Por esa misma época, dos filmes de ciencia ficción me impresionaron y quedaron registrados en la memoria: El día que paralizaron la tierra y La guerra de los mundos. Los efectos visuales de entonces eran muy rudimentarios, lo que permitía a la imaginación abrir las puertas al misterio que siempre ha envuelto esos temas, para muchos tan fascinantes. (Pienso en Casanova (1976) y La nave va (1983), para las que Federico Fellini, a contra vía, mandó construir en los estudios de Cinecittá un mecanismo que activaba unas bandas de material sintético para reproducir el oleaje marino; recuperando la poesía del teatro del siglo XVII, contra el protagonismo superficial de los efectos especiales digitales, tan caros al cine comercial actual).

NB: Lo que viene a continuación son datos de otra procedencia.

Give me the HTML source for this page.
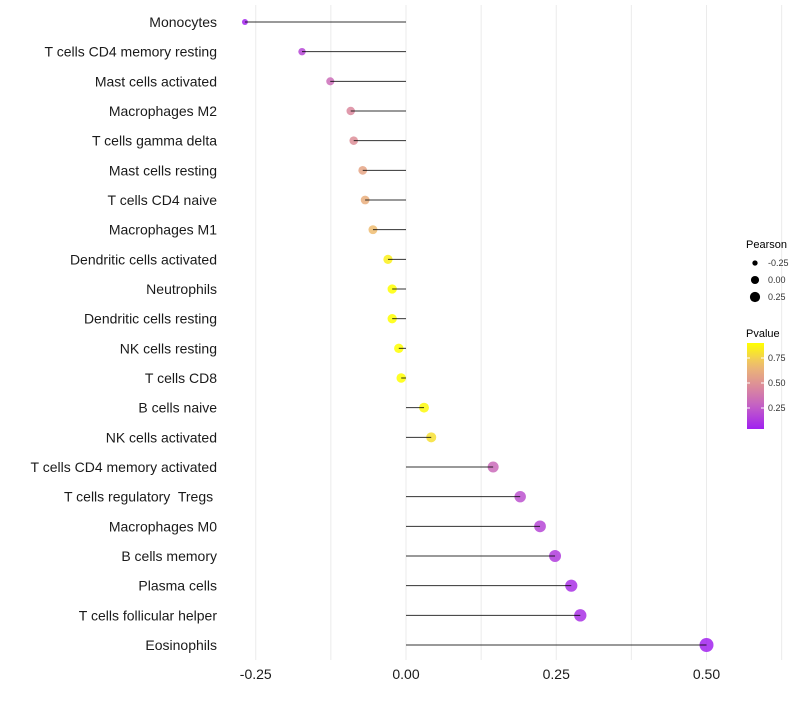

En la época de Bellas Artes, especialmente junto a Eduardo Gutiérrez, quien fue mi maestro en el conocimiento del buen cine, se consolidó esa mi, hasta entonces, incipiente pasión. Entonces descubrí a los grandes maestros: Bergman, Sjöstrom; Carné, Godard, Truffaut, Chabrol, Fellini, Antonioni, Einsenstein y otros. En ese tiempo, era suficiente abrir el listín cinematográfico del diario para tener al alcance decenas de filmes antiguos y ya vistos que daban en los cines de barrio; y todos los nuevos que exhibían las salas de estreno. En esos años de estudiante de arte, algunas películas se quedaron en mi bagaje personal más que otras; Ocho y medio (que he visto unas cincuenta veces), La dolce vita, La strada, Jules et Jim, El séptimo sello, Persona, Sin aliento, Vivir su vida.

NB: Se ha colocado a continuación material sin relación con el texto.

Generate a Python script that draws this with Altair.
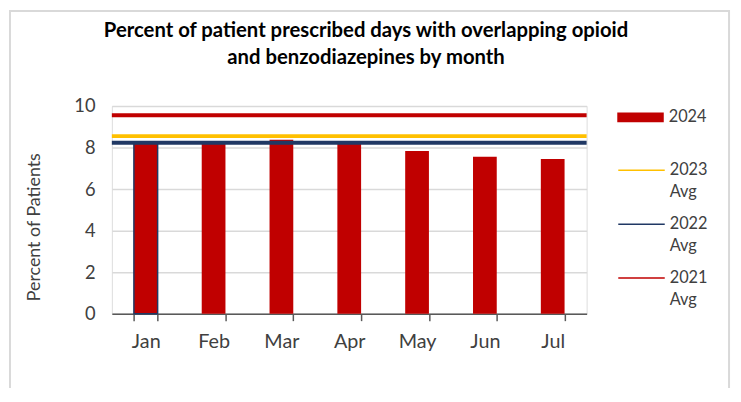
import altair as alt
import pandas as pd

# ---- data ----
months = ["Jan", "Feb", "Mar", "Apr", "May", "Jun", "Jul"]
values_2024 = [8.22, 8.2, 8.38, 8.2, 7.83, 7.56, 7.45]
bar_label = "2024"
bar_color = "#c00000"
avg_labels = ["2023 Avg", "2022 Avg", "2021 Avg"]
avg_values = [8.55, 8.23, 9.56]
avg_colors = ["#ffc000", "#203864", "#c00000"]
y_ticks = [0, 2, 4, 6, 8, 10]
title_lines = ["Percent of patient prescribed days with overlapping opioid",
               "and  benzodiazepines by month"]

bars_df = pd.DataFrame({"month": months, "pct": values_2024, "series": bar_label})
avg_df = pd.DataFrame({"series": avg_labels, "avg": avg_values})
frame_df = pd.DataFrame({"k": [0]})

FONT = "Lato"
TXT = "#404040"

x_enc = alt.X(
    "month:N", sort=months, title=None,
    scale=alt.Scale(paddingInner=0.65, paddingOuter=0.325),
    axis=alt.Axis(labelAngle=0, labelFontSize=20, labelColor=TXT, labelFont=FONT,
                  labelPadding=11, domainColor="#595959", domainWidth=1.5,
                  tickColor="#595959", tickWidth=1.5, tickSize=7,
                  tickBand="extent", grid=False),
)
y_axis = alt.Axis(values=y_ticks, grid=True, gridColor="#d9d9d9", gridWidth=1.5,
                  domain=False, ticks=False, labelFontSize=18.5, labelColor=TXT,
                  labelFont=FONT, labelPadding=17, titleFontSize=18,
                  titleFont=FONT, titleFontWeight="normal", titleColor=TXT,
                  titleX=-78, titleY=122, titleAlign="center",
                  titleBaseline="middle", titleAngle=270)

bars = alt.Chart(bars_df).mark_bar(strokeWidth=1.5).encode(
    x=x_enc,
    y=alt.Y("pct:Q", scale=alt.Scale(domain=[0, 10]), title="Percent of Patients",
            axis=y_axis),
    fill=alt.Fill("series:N", scale=alt.Scale(domain=[bar_label], range=[bar_color]),
                  legend=alt.Legend(title=None, orient="none", legendX=511, legendY=-12,
                                    symbolType="M-1,-0.213H1V0.213H-1Z",
                                    symbolSize=2209, symbolStrokeWidth=0,
                                    labelFontSize=16.5, labelFont=FONT, labelColor=TXT,
                                    labelOffset=5, padding=0)),
    stroke=alt.condition("datum.month == 'Jan'", alt.value("#203864"),
                         alt.value("transparent")),
)

rules = alt.Chart(avg_df).mark_rule(strokeWidth=4).encode(
    y=alt.Y("avg:Q", title="Percent of Patients"),
    stroke=alt.Stroke("series:N", sort=avg_labels,
                      scale=alt.Scale(domain=avg_labels, range=avg_colors),
                      legend=alt.Legend(title=None, orient="none", legendX=524.5,
                                        legendY=45.5, symbolType="M-2.35,0.85H2.35",
                                        symbolSize=400, symbolStrokeWidth=1.5,
                                        labelExpr="split(datum.label, ' ')",
                                        labelBaseline="top",
                                        labelFontSize=16.5, labelFont=FONT,
                                        labelColor=TXT, labelOffset=17.5,
                                        rowPadding=3.5, padding=0)),
)

frame = alt.Chart(frame_df).mark_rect(fillOpacity=0, stroke="#d9d9d9",
                                      strokeWidth=2).encode(
    x=alt.value(-103), x2=alt.value(624), y=alt.value(-96), y2=alt.value(400)
)

chart = alt.layer(frame, bars, rules).resolve_legend(fill="independent", stroke="independent").properties(
    width=480, height=210,
    autosize=alt.AutoSizeParams(type="none"),
    padding={"left": 105, "top": 97, "right": 148, "bottom": 73},
    title=alt.TitleParams(title_lines, fontSize=20.5, fontWeight="bold", font=FONT,
                          color="#000000", lineHeight=27, anchor="middle",
                          dx=17, offset=0, dy=59),
).configure_view(stroke=None).configure(
    background="white",
    style={"guide-label": {"lineHeight": 23}},
)

chart.save("out.html", embed_options={"renderer": "svg", "actions": False})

Ahora, unas cuantas cadenas de cine comparten las pocas cintas de estreno, en su mayoría, productos de entretenimiento para los espectadores que suelen decir: "yo no voy al cine a complicarme; voy para entretenerme con algo ligero", dándole más importancia a pasar el rato que al ejercicio del pensamiento; y como confiando razones íntimas, que nadie hubiera revelado hasta entonces.

Por otro lado, la industria del cine produce, cada vez más, una mayor cantidad de películas de "animación", en una intensa campaña para infantilizar la mente de los espectadores del cine globalizado para consumir al paso. Sin embargo, aún es posible ver de vez en cuando, en algún festival limeño, buenas películas europeas o latinoamericanas; o en el cable, navegando en el desierto y por casualidad.

En los tiempos que siguieron, he disfrutado con películas de directores extraordinarios: La doble vida de Verónica de Kieslowski; Nostalgia de Tarkovski; Madre e hijo de Sokurov; El cuarto de los venados de Lech Majewski; Con ánimo de amar de Wong Kar-Wai y otras. Desde los maestros que descubrí de estudiante, hasta los actuales, cada uno tiene su lugar propio; cuando uno ama la pintura o el cine, aunque sin duda hay obras especiales, no es posible jerarquizar enfáticamente, afirmando que unas sean mejores de tal manera que las otras queden descalificadas. Las expresiones artísticas, sean populares o selectas, tienen su lugar y su momento; y pueden por igual llenar espacios interiores que no siempre conocemos. Cada género musical, cada objeto artístico que tenemos al frente, cada película desconocida que encontramos de pronto en la práctica compulsiva del zapping, puede venir a ser para nosotros una experiencia enriquecedora.